Machine Integration and Learning for Earth Systems (MILES): Bridging Key Gaps in Machine Learning for Earth System Science

Interest in machine learning (ML) has skyrocketed because these types of approaches promise to address key challenges, such as accelerating the forecast generation process, summarizing the exponentially growing amount of available weather and climate data, improving predictive accuracy, and linking observation and model data to impacts. Realizing the potential of machine learning in Earth System Sciences is currently limited by gaps between these new machine learning systems and existing weather and climate infrastructure as well as gaps in understanding between machine learning practitioners and the intended users and operational maintainers. The NCAR Machine Integration and Learning for Earth Systems (MILES) group is working to address some of these key gaps by building a convergent science culture spanning a diverse array of expertise in ML, weather and climate science, and social science; the development of new software packages; educating practitioners and users; and forming key partnerships to share expertise in filling these gaps. In this presentation, we will discuss some of our latest projects aimed at tackling issues like uncertainty quantification, tuning complex ML pipelines on HPC systems, connecting ML and Fortran models, and merging weather and societal data with ML to understand the sensitivities of potential impacts.

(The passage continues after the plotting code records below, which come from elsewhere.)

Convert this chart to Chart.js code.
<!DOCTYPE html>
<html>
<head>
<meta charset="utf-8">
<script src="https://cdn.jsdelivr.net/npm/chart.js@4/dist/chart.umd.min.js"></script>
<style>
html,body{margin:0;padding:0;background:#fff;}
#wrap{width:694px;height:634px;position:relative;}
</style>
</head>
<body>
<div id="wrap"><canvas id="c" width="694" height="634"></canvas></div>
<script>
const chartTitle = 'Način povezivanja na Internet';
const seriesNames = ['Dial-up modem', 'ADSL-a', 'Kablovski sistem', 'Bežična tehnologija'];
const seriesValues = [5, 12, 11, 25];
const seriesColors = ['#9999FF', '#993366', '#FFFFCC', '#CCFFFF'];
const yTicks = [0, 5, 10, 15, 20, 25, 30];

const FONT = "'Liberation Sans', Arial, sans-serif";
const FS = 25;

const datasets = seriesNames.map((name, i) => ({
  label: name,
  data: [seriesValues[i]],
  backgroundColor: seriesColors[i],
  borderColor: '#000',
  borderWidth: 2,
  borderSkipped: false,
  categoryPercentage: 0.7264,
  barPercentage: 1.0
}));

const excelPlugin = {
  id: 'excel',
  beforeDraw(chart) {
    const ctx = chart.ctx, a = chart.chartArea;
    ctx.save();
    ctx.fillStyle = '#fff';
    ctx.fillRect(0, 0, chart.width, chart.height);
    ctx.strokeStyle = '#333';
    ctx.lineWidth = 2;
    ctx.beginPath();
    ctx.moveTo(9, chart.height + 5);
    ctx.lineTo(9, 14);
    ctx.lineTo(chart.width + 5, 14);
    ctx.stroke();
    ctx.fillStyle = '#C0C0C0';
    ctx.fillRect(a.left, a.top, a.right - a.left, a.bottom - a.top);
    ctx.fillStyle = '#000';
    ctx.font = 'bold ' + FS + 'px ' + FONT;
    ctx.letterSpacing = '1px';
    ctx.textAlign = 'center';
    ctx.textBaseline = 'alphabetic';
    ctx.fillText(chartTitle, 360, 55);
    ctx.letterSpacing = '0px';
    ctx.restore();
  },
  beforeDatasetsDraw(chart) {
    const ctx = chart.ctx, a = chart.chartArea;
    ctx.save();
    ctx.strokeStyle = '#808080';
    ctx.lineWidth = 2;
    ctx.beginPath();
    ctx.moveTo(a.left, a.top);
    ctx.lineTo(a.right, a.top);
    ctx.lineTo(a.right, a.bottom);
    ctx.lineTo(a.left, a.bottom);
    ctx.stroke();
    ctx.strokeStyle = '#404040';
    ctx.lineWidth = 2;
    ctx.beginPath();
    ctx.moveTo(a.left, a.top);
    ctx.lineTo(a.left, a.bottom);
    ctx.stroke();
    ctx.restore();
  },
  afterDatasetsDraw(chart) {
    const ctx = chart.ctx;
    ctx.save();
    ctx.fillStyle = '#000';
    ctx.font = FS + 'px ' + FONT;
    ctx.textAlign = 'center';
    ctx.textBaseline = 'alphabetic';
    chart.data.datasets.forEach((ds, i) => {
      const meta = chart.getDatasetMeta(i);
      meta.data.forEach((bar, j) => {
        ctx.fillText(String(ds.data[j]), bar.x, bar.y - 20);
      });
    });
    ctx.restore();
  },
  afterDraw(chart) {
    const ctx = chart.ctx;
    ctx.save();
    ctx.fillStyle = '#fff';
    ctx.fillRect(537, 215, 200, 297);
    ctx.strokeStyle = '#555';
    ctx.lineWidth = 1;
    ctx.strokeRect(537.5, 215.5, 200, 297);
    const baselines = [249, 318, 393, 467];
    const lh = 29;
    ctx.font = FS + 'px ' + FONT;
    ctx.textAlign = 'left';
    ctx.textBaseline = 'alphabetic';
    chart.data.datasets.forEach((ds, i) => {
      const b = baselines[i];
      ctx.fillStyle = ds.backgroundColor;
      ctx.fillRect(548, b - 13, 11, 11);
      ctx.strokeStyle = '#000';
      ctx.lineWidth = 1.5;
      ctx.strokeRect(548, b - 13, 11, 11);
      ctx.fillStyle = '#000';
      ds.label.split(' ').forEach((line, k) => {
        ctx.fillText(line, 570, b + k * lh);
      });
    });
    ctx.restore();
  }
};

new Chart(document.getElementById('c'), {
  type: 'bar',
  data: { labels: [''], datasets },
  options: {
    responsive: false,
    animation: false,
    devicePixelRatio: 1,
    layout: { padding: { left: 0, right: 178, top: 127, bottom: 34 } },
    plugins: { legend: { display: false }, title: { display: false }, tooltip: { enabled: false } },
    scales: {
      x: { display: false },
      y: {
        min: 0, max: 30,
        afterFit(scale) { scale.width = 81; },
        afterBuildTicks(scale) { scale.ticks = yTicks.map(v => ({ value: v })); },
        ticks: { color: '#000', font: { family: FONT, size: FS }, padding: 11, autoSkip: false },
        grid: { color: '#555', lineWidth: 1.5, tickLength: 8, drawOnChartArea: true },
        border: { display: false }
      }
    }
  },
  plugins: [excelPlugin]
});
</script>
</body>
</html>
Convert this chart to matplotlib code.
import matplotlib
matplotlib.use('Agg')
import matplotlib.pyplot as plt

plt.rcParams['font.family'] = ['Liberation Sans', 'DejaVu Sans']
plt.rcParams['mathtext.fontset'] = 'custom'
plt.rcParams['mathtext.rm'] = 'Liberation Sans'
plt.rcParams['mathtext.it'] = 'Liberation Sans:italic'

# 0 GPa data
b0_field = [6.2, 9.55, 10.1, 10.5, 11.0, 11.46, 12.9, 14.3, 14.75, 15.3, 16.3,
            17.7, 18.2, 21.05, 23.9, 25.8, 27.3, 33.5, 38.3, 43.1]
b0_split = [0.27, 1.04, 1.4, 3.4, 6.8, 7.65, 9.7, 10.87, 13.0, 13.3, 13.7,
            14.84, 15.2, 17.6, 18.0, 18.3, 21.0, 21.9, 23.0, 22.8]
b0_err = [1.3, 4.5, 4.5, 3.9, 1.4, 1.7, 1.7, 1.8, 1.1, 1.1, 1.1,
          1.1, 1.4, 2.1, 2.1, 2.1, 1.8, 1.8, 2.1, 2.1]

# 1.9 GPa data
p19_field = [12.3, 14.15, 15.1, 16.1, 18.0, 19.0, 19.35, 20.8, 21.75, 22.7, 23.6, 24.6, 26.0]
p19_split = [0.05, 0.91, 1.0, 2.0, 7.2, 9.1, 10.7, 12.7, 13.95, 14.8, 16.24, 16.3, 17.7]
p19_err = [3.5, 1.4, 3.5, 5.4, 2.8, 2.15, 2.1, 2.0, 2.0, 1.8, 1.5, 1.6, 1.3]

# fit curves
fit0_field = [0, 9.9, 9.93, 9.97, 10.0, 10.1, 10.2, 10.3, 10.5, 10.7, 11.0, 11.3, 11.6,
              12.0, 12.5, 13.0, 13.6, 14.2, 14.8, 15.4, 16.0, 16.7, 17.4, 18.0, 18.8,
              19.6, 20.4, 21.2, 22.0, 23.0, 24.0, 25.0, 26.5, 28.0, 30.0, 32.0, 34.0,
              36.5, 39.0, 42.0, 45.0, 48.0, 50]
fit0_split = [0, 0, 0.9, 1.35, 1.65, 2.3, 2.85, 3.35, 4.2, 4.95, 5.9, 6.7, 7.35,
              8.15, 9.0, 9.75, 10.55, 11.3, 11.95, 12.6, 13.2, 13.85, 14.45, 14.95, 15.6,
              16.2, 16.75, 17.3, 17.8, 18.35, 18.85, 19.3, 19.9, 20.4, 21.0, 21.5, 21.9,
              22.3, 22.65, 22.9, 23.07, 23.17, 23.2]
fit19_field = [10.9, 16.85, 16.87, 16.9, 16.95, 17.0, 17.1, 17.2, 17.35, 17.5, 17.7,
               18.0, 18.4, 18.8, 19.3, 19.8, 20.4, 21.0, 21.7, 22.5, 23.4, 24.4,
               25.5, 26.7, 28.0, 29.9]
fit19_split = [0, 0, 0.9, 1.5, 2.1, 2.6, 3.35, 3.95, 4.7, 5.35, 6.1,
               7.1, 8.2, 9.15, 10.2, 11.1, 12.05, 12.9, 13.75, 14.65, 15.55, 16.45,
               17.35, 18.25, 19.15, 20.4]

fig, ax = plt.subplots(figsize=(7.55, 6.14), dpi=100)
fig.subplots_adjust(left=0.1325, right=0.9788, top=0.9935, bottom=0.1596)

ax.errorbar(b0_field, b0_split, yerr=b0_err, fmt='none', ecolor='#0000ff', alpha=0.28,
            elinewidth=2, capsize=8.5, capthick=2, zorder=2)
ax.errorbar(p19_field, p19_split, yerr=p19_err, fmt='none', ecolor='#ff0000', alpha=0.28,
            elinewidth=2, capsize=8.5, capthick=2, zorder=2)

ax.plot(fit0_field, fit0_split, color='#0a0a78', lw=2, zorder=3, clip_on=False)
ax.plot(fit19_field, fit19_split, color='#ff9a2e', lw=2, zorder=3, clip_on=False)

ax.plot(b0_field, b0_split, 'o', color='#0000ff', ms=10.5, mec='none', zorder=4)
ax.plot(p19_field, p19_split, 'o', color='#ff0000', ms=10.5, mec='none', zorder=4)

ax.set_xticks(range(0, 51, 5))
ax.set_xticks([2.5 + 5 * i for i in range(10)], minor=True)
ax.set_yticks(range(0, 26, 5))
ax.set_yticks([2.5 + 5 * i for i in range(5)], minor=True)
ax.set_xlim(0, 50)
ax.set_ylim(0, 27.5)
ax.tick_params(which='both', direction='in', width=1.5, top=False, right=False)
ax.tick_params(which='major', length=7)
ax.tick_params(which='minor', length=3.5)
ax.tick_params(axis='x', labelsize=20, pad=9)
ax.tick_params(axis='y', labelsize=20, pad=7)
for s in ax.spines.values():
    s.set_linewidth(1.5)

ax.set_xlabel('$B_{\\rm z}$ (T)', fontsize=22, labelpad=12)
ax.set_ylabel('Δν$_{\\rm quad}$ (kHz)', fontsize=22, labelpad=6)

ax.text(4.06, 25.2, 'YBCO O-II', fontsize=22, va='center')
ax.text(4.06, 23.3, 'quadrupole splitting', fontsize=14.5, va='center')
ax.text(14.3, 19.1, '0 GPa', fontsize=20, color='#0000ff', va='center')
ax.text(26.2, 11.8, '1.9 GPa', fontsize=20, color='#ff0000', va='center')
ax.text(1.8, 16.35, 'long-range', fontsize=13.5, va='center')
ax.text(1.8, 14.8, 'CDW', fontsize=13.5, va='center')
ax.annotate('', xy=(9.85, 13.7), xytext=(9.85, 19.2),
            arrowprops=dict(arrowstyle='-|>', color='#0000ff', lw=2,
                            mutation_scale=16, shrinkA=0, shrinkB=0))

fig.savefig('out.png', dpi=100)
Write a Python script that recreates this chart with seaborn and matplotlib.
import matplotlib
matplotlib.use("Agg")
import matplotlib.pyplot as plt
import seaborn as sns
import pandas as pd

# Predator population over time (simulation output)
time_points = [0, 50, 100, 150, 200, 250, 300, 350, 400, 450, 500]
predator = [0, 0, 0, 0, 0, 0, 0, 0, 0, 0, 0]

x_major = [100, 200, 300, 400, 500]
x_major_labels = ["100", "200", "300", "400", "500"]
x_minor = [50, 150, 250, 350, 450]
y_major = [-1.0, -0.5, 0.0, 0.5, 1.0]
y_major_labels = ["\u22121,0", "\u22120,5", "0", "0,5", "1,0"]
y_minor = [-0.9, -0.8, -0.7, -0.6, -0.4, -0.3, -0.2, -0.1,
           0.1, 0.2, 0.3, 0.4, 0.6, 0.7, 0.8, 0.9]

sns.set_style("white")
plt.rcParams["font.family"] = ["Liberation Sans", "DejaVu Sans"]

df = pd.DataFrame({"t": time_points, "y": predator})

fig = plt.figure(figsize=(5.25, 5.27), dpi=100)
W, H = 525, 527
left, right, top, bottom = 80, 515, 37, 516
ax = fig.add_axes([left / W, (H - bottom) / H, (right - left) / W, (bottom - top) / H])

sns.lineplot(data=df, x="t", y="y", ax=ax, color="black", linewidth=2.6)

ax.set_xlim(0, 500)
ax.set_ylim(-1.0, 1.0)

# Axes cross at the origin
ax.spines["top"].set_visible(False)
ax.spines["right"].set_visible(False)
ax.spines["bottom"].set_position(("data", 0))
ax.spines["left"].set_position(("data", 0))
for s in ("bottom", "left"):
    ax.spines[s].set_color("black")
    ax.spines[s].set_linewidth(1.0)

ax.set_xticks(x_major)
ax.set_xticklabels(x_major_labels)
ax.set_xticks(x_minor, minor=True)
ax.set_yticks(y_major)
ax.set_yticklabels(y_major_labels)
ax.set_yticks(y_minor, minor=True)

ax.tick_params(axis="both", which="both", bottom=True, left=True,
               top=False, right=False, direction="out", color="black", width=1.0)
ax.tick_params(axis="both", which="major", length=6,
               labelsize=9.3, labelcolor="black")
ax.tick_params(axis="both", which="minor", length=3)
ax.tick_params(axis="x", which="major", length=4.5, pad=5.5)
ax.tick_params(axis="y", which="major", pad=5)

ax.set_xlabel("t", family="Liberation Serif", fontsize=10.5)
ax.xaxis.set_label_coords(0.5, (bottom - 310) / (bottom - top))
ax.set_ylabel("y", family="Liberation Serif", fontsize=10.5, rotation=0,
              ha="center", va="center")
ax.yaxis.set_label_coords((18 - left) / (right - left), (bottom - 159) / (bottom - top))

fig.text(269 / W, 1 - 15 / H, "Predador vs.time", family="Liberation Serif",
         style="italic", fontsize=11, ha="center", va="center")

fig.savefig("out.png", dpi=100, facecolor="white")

Our new uncertainty quantification package, miles-guess, supports training, analyzing, and interpreting neural networks that can explicitly predict both aleatoric and epistemic uncertainties. We have applied it to a range of weather applications and found that the uncertainties produced help discriminate challenging cases and are connected with physically salient features, helping guide forecasters to more challenging situations in their domains. ECHO supports hyperparameter optimization of machine learning pipelines on HPC systems and now has added capabilities to support training across multiple GPUs on multiple nodes, to optimize along the Pareto front of multiple losses, and to analyze how hyperparameter selection changes between random searching and targeted Bayesian optimization. We are benchmarking multiple libraries for incorporating ML models into Fortran-based NWP and Climate models, including both fully Fortran approaches and those that link with external ML libraries. Finally, we have continued development of CRISIS, a machine learning risk model that combines convection-allowing NWP output and dynamic population data to estimate predicted exposure to tornadoes. We have analyzed how the mix of different personal mobility patterns in an area can dramatically affect the potential tornado exposure within a short period of time and which time periods and areas are most sensitive to these changes.